Researchers from the French A.I. research firm NukkAI held a competition last week in Paris in which the startup’s A.I. defeated some of the world’s top Bridge players in a tournament. The victory follows a string of recent conquests in which A.I. has defeated humans in various games, such as the ancient Chinese board game Go and the video game Grand Turismo Sport.

The win was noteworthy because Bridge requires players to make strategies without knowing many of their opponents’ cards, making it a more difficult challenge than games like Chess, in which players can see their opponents’ pieces.

But about that defeating humans thing. It’s only sort of what happened.

The A.I. did not defeat human Bridge players in direct one-on-one games. Instead, the A.I. outperformed human players when competing against other computer opponents during a series of matches, or deals, in which the conditions were similar. 

Additionally, the tournament did not include the “bidding” process that takes place during the beginning of a Bridge match. During bidding, players must tell their opponents how many “tricks” it will take for them to win based on the cards that they were dealt; the Telegraph, which reported on the tournament, referred to the bidding process as the “most quixotic part of bridge.” 

Noam Brown, an A.I. research scientist at Facebook parent Meta, downplayed the significance of the A.I.’s victory on Twitter, noting that the A.I. did not beat humans in one-on-one victories and was not involved in “bidding.”

“Bridge remains an unsolved challenge for A.I.,” Brown wrote. “I’m not working on it, but I think the team that actually beats world champions in the game deserves fair recognition for it.”

The neurosymbolic approach

Still, the A.I. Bridge tournament was noteworthy because it demonstrated a different approach to developing sophisticated A.I. software.

Previous A.I. victories primarily involved the A.I. technique of deep learning, in which researchers use neural network software to analyze and act on patterns found in enormous quantities of data.
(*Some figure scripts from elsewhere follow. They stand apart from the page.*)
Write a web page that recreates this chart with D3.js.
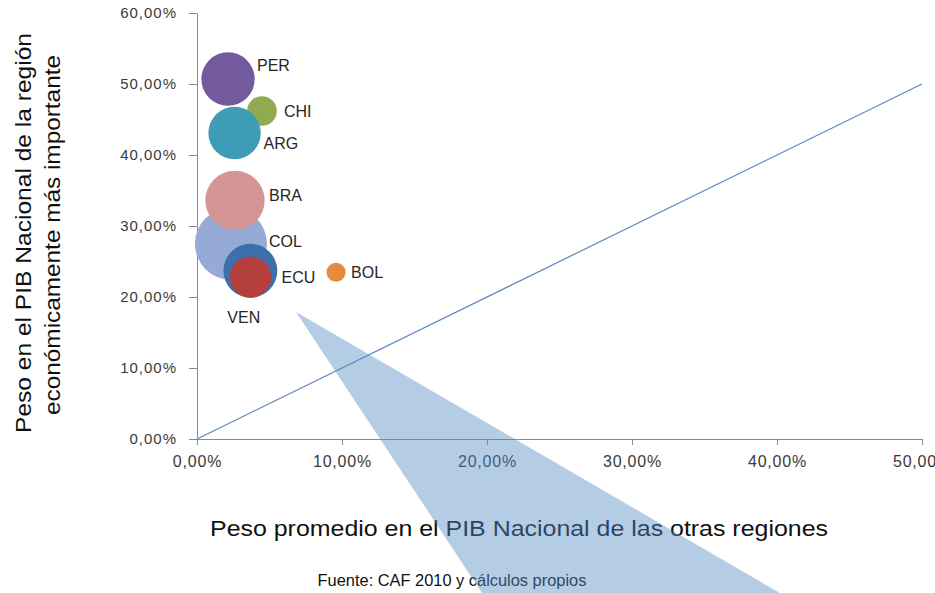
<!DOCTYPE html>
<html>
<head>
<meta charset="utf-8">
<script src="https://cdn.jsdelivr.net/npm/d3@7"></script>
<style>
  body { margin: 0; background: #fff; }
  svg { font-family: "Liberation Sans", Arial, sans-serif; display: block; }
</style>
</head>
<body>
<div id="chart"></div>
<script>
// Data (shares of national GDP)
const paises   = ["COL", "BRA", "CHI", "PER", "ARG", "VEN", "ECU", "BOL"];
const pesoOtras = [0.0234, 0.0262, 0.0448, 0.0214, 0.0259, 0.0368, 0.0369, 0.0959];   // x
const pesoMayor = [0.275, 0.336, 0.462, 0.507, 0.431, 0.237, 0.228, 0.235];            // y
const tamano   = [100, 68, 17, 55, 53, 56, 33, 7];                                     // bubble size
const colores  = ["#95abd5", "#d69595", "#8faa4f", "#735a9f", "#3f9cb6", "#3d6fab", "#b43f3d", "#e48b3e"];
// label offsets from the bubble centre, px (label left edge, baseline)
const etiquetaDx = [38, 34, 22, 29, 29, -23, 31, 15];
const etiquetaDy = [3, 1, 6, -8, 16, 52, 6, 6];

const xTicks = [0, 0.1, 0.2, 0.3, 0.4, 0.5];
const yTicks = [0, 0.1, 0.2, 0.3, 0.4, 0.5, 0.6];
const diagonal = [[0, 0], [0.5, 0.5]];
// callout triangle, in data units
const flecha = [[0.0683, 0.179], [0.1966, -0.217], [0.402, -0.217]];

const W = 935, H = 593;
const margin = {top: 13, right: 13, bottom: 154, left: 197};

const svg = d3.select("#chart").append("svg")
    .attr("width", W)
    .attr("height", H);

const x = d3.scaleLinear().domain([0, 0.5]).range([margin.left, W - margin.right]);
const y = d3.scaleLinear().domain([0, 0.6]).range([H - margin.bottom, margin.top]);
const r = d3.scaleSqrt().domain([0, 100]).range([0, 36]);

const fmt = d => d3.format(".2f")(d * 100).replace(".", ",") + "%";

// axes
const gx = svg.append("g")
    .attr("transform", "translate(0," + y(0) + ")")
    .call(d3.axisBottom(x).tickValues(xTicks).tickFormat(fmt).tickSize(6).tickSizeOuter(0).tickPadding(11));
gx.selectAll("text")
    .style("font-size", "16px")
    .style("letter-spacing", "0.8px")
    .attr("fill", "#3a3a3a");

const gy = svg.append("g")
    .attr("transform", "translate(" + x(0) + ",0)")
    .call(d3.axisLeft(y).tickValues(yTicks).tickFormat(fmt).tickSize(8).tickSizeOuter(0).tickPadding(12));
gy.selectAll("text")
    .style("font-size", "15px")
    .style("letter-spacing", "1px")
    .attr("fill", "#3a3a3a");

svg.selectAll(".domain, .tick line").attr("stroke", "#8a8a8a");

// 45 degree reference line
svg.append("path")
    .attr("d", d3.line().x(d => x(d[0])).y(d => y(d[1]))(diagonal))
    .attr("fill", "none")
    .attr("stroke", "#5f88bf")
    .attr("stroke-width", 1.2);

// bubbles
const datos = paises.map((p, i) => ({
    pais: p, xv: pesoOtras[i], yv: pesoMayor[i], s: tamano[i],
    color: colores[i], dx: etiquetaDx[i], dy: etiquetaDy[i]
}));

svg.append("g").selectAll("circle")
    .data(datos)
    .join("circle")
        .attr("cx", d => x(d.xv))
        .attr("cy", d => y(d.yv))
        .attr("r", d => r(d.s))
        .attr("fill", d => d.color);

svg.append("g").selectAll("text")
    .data(datos)
    .join("text")
        .attr("x", d => x(d.xv) + d.dx)
        .attr("y", d => y(d.yv) + d.dy)
        .attr("font-size", 16)
        .attr("fill", "#262626")
        .text(d => d.pais);

// axis titles
svg.append("text")
    .attr("transform", "translate(31," + 233 + ") rotate(-90)")
    .attr("text-anchor", "middle")
    .attr("font-size", 22)
    .attr("textLength", 400)
    .attr("lengthAdjust", "spacingAndGlyphs")
    .attr("fill", "#111")
    .text("Peso en el PIB Nacional de la región");

svg.append("text")
    .attr("transform", "translate(60," + 235 + ") rotate(-90)")
    .attr("text-anchor", "middle")
    .attr("font-size", 22)
    .attr("textLength", 360)
    .attr("lengthAdjust", "spacingAndGlyphs")
    .attr("fill", "#111")
    .text("económicamente más importante");

svg.append("text")
    .attr("x", 519)
    .attr("y", 536)
    .attr("text-anchor", "middle")
    .attr("font-size", 22)
    .attr("textLength", 618)
    .attr("lengthAdjust", "spacingAndGlyphs")
    .attr("fill", "#111")
    .text("Peso promedio en el PIB Nacional de las otras regiones");

svg.append("text")
    .attr("x", 452)
    .attr("y", 586)
    .attr("text-anchor", "middle")
    .attr("font-size", 16.4)
    .attr("fill", "#111")
    .text("Fuente: CAF 2010 y cálculos propios");

// translucent callout on top
svg.append("path")
    .attr("d", d3.line().x(d => x(d[0])).y(d => y(d[1]))(flecha) + "Z")
    .attr("fill", "#5388c3")
    .attr("fill-opacity", 0.43);
</script>
</body>
</html>
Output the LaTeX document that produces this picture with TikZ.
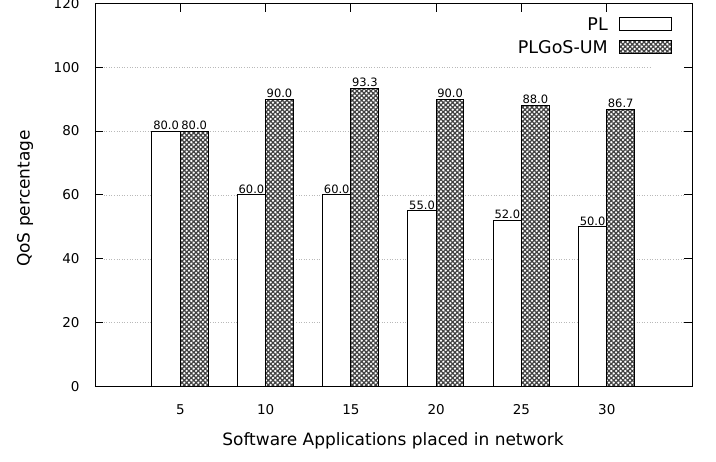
\documentclass[tikz,border=0pt]{standalone}
\usepackage{fontspec}
\setmainfont{DejaVu Sans}
\usetikzlibrary{patterns.meta}

\tikzset{
    plbar/.style={draw, line width=0.9pt, fill=white},
    umbar/.style={draw, line width=0.9pt, preaction={fill=white},
        pattern={Hatch[angle=45, distance=3.3pt, line width=1.2pt]},
        pattern color=black!75},
    vallabel/.style={anchor=south, inner sep=1.5pt, font=\fontsize{11.5}{13}\selectfont},
    ticklabel/.style={font=\fontsize{13.5}{15}\selectfont},
    keylabel/.style={anchor=east, inner sep=0pt, font=\fontsize{17.5}{19}\selectfont},
    axislabel/.style={font=\fontsize{17}{19}\selectfont},
    gridline/.style={gray!55, dotted, line width=0.6pt},
}

\begin{document}
\begin{tikzpicture}[x=85.3pt, y=3.196pt]
    \useasboundingbox (-95pt,-75.3pt) rectangle (621pt,386.7pt);

    % Grid lines
    \foreach \v in {20,40,60,80} {
        \draw[gridline] (0.1,\v) -- (6.9,\v);
    }
    \draw[gridline] (0.1,100) -- (6.53,100);

    % Bars
    \foreach \g/\pl/\um in {1/80.0/80.0, 2/60.0/90.0, 3/60.0/93.3, 4/55.0/90.0, 5/52.0/88.0, 6/50.0/86.7} {
        \draw[plbar] (\g-0.333,0) rectangle (\g,\pl);
        \draw[umbar] (\g,0) rectangle (\g+0.325,\um);
        \node[vallabel] (pl\g) at (\g-0.166,\pl) {\pl};
        \node[vallabel] (um\g) at (\g+0.163,\um) {\um};
    }

    % Ticks and tick labels
    \foreach \g/\t in {1/5, 2/10, 3/15, 4/20, 5/25, 6/30} {
        \draw[line width=0.9pt] (\g,0) -- ++(0,9pt);
        \draw[line width=0.9pt] (\g,120) -- ++(0,-9pt);
        \node[ticklabel] (xt\g) at ([yshift=-23.3pt]\g,0) {\t};
    }
    \foreach \v in {0,20,40,60,80,100,120} {
        \draw[line width=0.9pt] (0,\v) -- ++(8pt,0);
        \draw[line width=0.9pt] (7,\v) -- ++(-8pt,0);
        \node[ticklabel, anchor=east] (yt\v) at ([xshift=-12pt]0,\v) {\v};
    }

    % Frame
    \draw[line width=0.9pt] (0,0) rectangle (7,120);

    % Axis labels
    \node[axislabel] (xlab) at ([yshift=-54.3pt]3.494,0) {Software Applications placed in network};
    \node[axislabel, rotate=90] (ylab) at ([xshift=-70pt]0,58.9) {QoS percentage};

    % Legend
    \node[keylabel] (keypl) at (6.014,113.6) {PL};
    \draw[plbar] (6.143,111.6) rectangle (6.753,115.4);
    \node[keylabel] (keyum) at (6.014,106.3) {PLGoS-UM};
    \draw[umbar] (6.143,104.4) rectangle (6.753,108.2);
\end{tikzpicture}
\end{document}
NukkAI, however, used a so-called neurosymbolic approach to creating it’s A.I.

To create their software, researchers specializing in neurosymbolic A.I. use a blend of deep learning techniques and other A.I. concepts that have generally fallen out of favor over the past few years. 

In previous academic papers, the NukkAI researchers described how they used a statistical approach known as Probabilistic Logic Programming to help their A.I. derive strategies at winning bridge even when the A.I. is unaware of its opponents’ cards.

The NukkAI researchers also used a variant of the popular Monte Carlo “search” technique to help the software better evaluate possible moves, as they descriube in an another research paper.

Meta A.I. researchers previously used a combination of deep learning and Monte Carlo techniques to create software that mastered the card game Hanabi.